23. Adopt a DIY mentality.

“Start doing things by hand instead of letting a machine do them for you,” suggests Andersen. This might include snow shoveling, pushing a lawn mower, raking leaves or hanging laundry to dry. “Also, ditch remote controls and other automatic devices that undermine your body’s energy use.”

24. Work while you wait.

Katy Gaenicke, mother of two boys, found a creative solution to her “no time” dilemma. She spends a lot of time on the sidelines of football practices and games near their home in Boston. “I started bringing my bike with me and riding around near the fields while my son practices,” she says.
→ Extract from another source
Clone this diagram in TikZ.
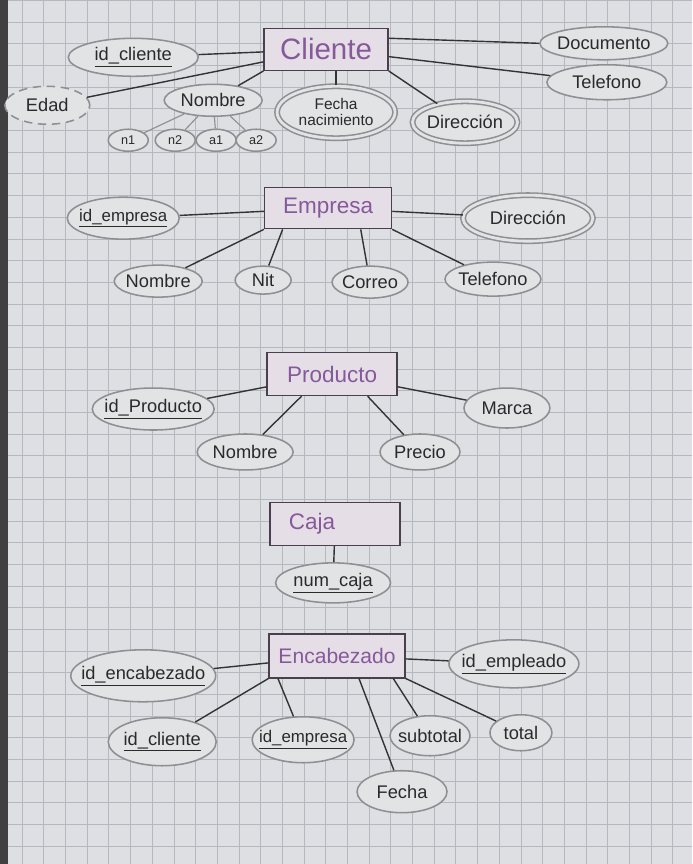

Evert has used this technique, too: “Instead of cramming in one more errand while your kids are at their activities, put on your sneakers and
take a walk for the hour.”

25. Phone it in.

Have a conference call you can’t miss? Need to return a few phone calls to family and friends? Grab your cell phone (and, ideally, a headset) and get walking. Assuming your area has reliable reception, strive to walk whenever you’re on the phone. A note of caution, though: Talking and listening will tend to distract you from the fact you’re exercising. That can be a good thing, or a dangerous thing. So always take care to remain aware of your surroundings, traffic and so on. The goal is to squeeze exercise in wherever you can — safely.